Assembleia Constituinte

“Algumas diferenças que tenho com a Bachelet são de visão de sociedade. Ela está sendo assessorada pelos arquitetos da transição, e no plebiscito que marcou a transição nós dissemos ‘não ao Pinochet’, mas não dissemos que tipo de democracia queríamos. O Chile vive a lógica do ‘não’ desde aquele plebiscito. A Concertação fala ‘não à constituição de Pinochet’ (a constituição vigente no Chile ainda é a imposta pela ditadura, em 1980) mas não fala em ‘assembleia constituinte’. Temos que derrubar esse paradigma.

 

“A melhor maneira de se criar uma assembleia constituinte é através de um plebiscito vinculante. Eu não sei por que os conservadores tanto da direita quanto da Concertação satanizam tanto essa ideia, se até a Constituição da ditadura prevê a figura do plebiscito e o próprio Pinochet organizou dois, e um deles o derrubou do poder”.

Política exterior

“A política exterior do Chile é insuficiente. Para começar, precisamos levar o país de volta à América Latina. Nosso projeto de país não tem que ser igual ao do Brasil ou da Venezuela, mas é importante estar integrado aos dois e a todos da região, além de ter um maior protagonismo em instâncias internacionais como a União das Nações Sul-Americanas e Comunidade de Estados Latino-americanos e Caribenhos.

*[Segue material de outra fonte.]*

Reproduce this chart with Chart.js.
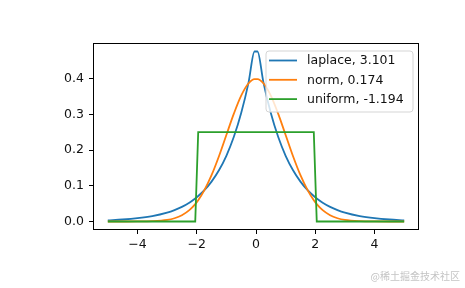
<!DOCTYPE html>
<html>
<head>
<meta charset="utf-8">
<script src="https://cdn.jsdelivr.net/npm/chart.js@4"></script>
<style>
  html, body { margin: 0; padding: 0; background: #fff; }
  #wrap { width: 465px; height: 288px; }
</style>
</head>
<body>
<div id="wrap"><canvas id="distChart"></canvas></div>
<script>
// x positions
const xs = [-5, -4.5, -4, -3.5, -3, -2.75, -2.5, -2.25, -2.05, -1.95, -1.75, -1.5, -1.25, -1, -0.75, -0.5, -0.25, -0.05,
            0.05, 0.25, 0.5, 0.75, 1, 1.25, 1.5, 1.75, 1.95, 2.05, 2.25, 2.5, 2.75, 3, 3.5, 4, 4.5, 5];
const laplaceY = [0.0034, 0.0056, 0.0092, 0.0151, 0.0249, 0.0320, 0.0410, 0.0527, 0.0644, 0.0712, 0.0869, 0.1116, 0.1433, 0.1839, 0.2362, 0.3033, 0.3894, 0.4756,
                  0.4756, 0.3894, 0.3033, 0.2362, 0.1839, 0.1433, 0.1116, 0.0869, 0.0712, 0.0644, 0.0527, 0.0410, 0.0320, 0.0249, 0.0151, 0.0092, 0.0056, 0.0034];
const normY = [0.0000, 0.0000, 0.0001, 0.0009, 0.0044, 0.0091, 0.0175, 0.0317, 0.0488, 0.0596, 0.0863, 0.1295, 0.1826, 0.2420, 0.3011, 0.3521, 0.3867, 0.3984,
               0.3984, 0.3867, 0.3521, 0.3011, 0.2420, 0.1826, 0.1295, 0.0863, 0.0596, 0.0488, 0.0317, 0.0175, 0.0091, 0.0044, 0.0009, 0.0001, 0.0000, 0.0000];
const uniformY = [0, 0, 0, 0, 0, 0, 0, 0, 0, 0.25, 0.25, 0.25, 0.25, 0.25, 0.25, 0.25, 0.25, 0.25,
                  0.25, 0.25, 0.25, 0.25, 0.25, 0.25, 0.25, 0.25, 0.25, 0, 0, 0, 0, 0, 0, 0, 0, 0];
const seriesLabels = ['laplace, 3.101', 'norm, 0.174', 'uniform, -1.194'];
const seriesColors = ['#1f77b4', '#ff7f0e', '#2ca02c'];
const xTicks = [-4, -2, 0, 2, 4];
const yTicks = [0.0, 0.1, 0.2, 0.3, 0.4];
const watermark = '@稀土掘金技术社区';

const FONT = 'DejaVu Sans';

function toPoints(ys) {
    return xs.map((x, i) => ({x: x, y: ys[i]}));
}

// 边框 + 图例 + 水印
const framePlugin = {
    id: 'frame',
    afterDatasetsDraw(chart) {
        const ctx = chart.ctx;
        const a = chart.chartArea;
        ctx.save();
        ctx.strokeStyle = '#000';
        ctx.lineWidth = 1;
        ctx.strokeRect(a.left + 0.5, a.top + 0.5, a.right - a.left - 1, a.bottom - a.top - 1);

        // legend box
        const bx = 266, by = 51, bw = 147, bh = 61, r = 3;
        ctx.beginPath();
        ctx.moveTo(bx + r, by);
        ctx.arcTo(bx + bw, by, bx + bw, by + bh, r);
        ctx.arcTo(bx + bw, by + bh, bx, by + bh, r);
        ctx.arcTo(bx, by + bh, bx, by, r);
        ctx.arcTo(bx, by, bx + bw, by, r);
        ctx.closePath();
        ctx.fillStyle = 'rgba(255,255,255,0.8)';
        ctx.fill();
        ctx.strokeStyle = '#d5d5d5';
        ctx.lineWidth = 1;
        ctx.stroke();

        ctx.font = '12.5px ' + FONT;
        ctx.textBaseline = 'middle';
        chart.data.datasets.forEach((ds, i) => {
            const yy = 60.5 + i * 19.3;
            ctx.strokeStyle = ds.borderColor;
            ctx.lineWidth = 1.8;
            ctx.beginPath();
            ctx.moveTo(269, yy);
            ctx.lineTo(297, yy);
            ctx.stroke();
            ctx.fillStyle = '#111';
            ctx.fillText(ds.label, 307, yy + 0.5);
        });

        ctx.font = '10px "Noto Sans CJK SC"';
        ctx.fillStyle = '#c4c4c4';
        ctx.textAlign = 'right';
        ctx.fillText(watermark, 460, 276);
        ctx.restore();
    }
};

const ctx = document.getElementById('distChart').getContext('2d');
const distChart = new Chart(ctx, {
    type: 'line',
    data: {
        datasets: [{
            label: seriesLabels[0],
            data: toPoints(laplaceY),
            borderColor: seriesColors[0],
            borderWidth: 1.8,
            pointRadius: 0,
            cubicInterpolationMode: 'monotone',
            fill: false,
            order: 2
        }, {
            label: seriesLabels[1],
            data: toPoints(normY),
            borderColor: seriesColors[1],
            borderWidth: 1.8,
            pointRadius: 0,
            cubicInterpolationMode: 'monotone',
            fill: false,
            order: 1
        }, {
            label: seriesLabels[2],
            data: toPoints(uniformY),
            borderColor: seriesColors[2],
            borderWidth: 1.8,
            pointRadius: 0,
            tension: 0,
            fill: false,
            order: 0
        }]
    },
    options: {
        responsive: true,
        maintainAspectRatio: false,
        animation: false,
        layout: { padding: { left: 0, right: 46, top: 43, bottom: 0 } },
        plugins: {
            legend: { display: false },
            tooltip: { enabled: false }
        },
        scales: {
            x: {
                type: 'linear',
                min: -5.5,
                max: 5.5,
                afterBuildTicks: s => { s.ticks = xTicks.map(v => ({value: v})); },
                afterFit: s => { s.height = 58; },
                grid: { drawOnChartArea: false, drawTicks: true, tickLength: 4, tickColor: '#000' },
                border: { display: false },
                ticks: {
                    color: '#111',
                    font: { family: FONT, size: 12.5 },
                    padding: 3,
                    maxRotation: 0,
                    callback: v => (v < 0 ? '\u2212' + Math.abs(v) : String(v))
                }
            },
            y: {
                type: 'linear',
                min: -0.0238,
                max: 0.4994,
                afterBuildTicks: s => { s.ticks = yTicks.map(v => ({value: v})); },
                afterFit: s => { s.width = 93; },
                grid: { drawOnChartArea: false, drawTicks: true, tickLength: 4, tickColor: '#000' },
                border: { display: false },
                ticks: {
                    color: '#111',
                    font: { family: FONT, size: 12.5 },
                    padding: 5,
                    callback: v => v.toFixed(1)
                }
            }
        }
    },
    plugins: [framePlugin]
});
</script>
</body>
</html>
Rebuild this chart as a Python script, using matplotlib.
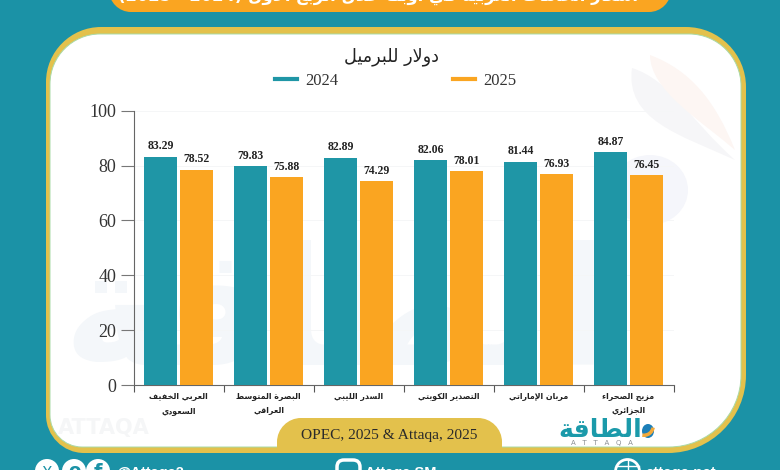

“Queremos apostar nossas relações também com os BRICS. Hoje somos um parceiro comercial menor da China, essa relação poderia ser melhor, e com a Índia também. Mas, sobretudo, devemos fortalecer nossos laços com o Brasil, que cresce a passos agigantados e tem uma figura com a importância de Lula na região e no mundo. Seria um aliado estrategicamente muito importante”.

“Precisamos de uma diplomacia mais ágil. Que antecipe os problemas, não somente reaja aos que aparecem pelo caminho. Hoje, o Chile está no Tribunal da Haia por dois conflitos fronteiriços com países vizinhos (Bolívia e Peru) e temos sorte de não serem três, porque os Kirchner nunca quiseram usar politicamente os conflitos pendentes que temos com a Argentina. Somos um país que tem somente três fronteiras e as três estão em conflito permanente, isso é um fracasso retumbante”.

“Os demais países da região nos olham com desconfiança, temos que mudar essa imagem. Quando defendo uma saída ao mar para a Bolívia, não falo só de uma política de Estado, mas de uma visão de sociedade, de um país diferente com outros valores e relação com os seus iguais”.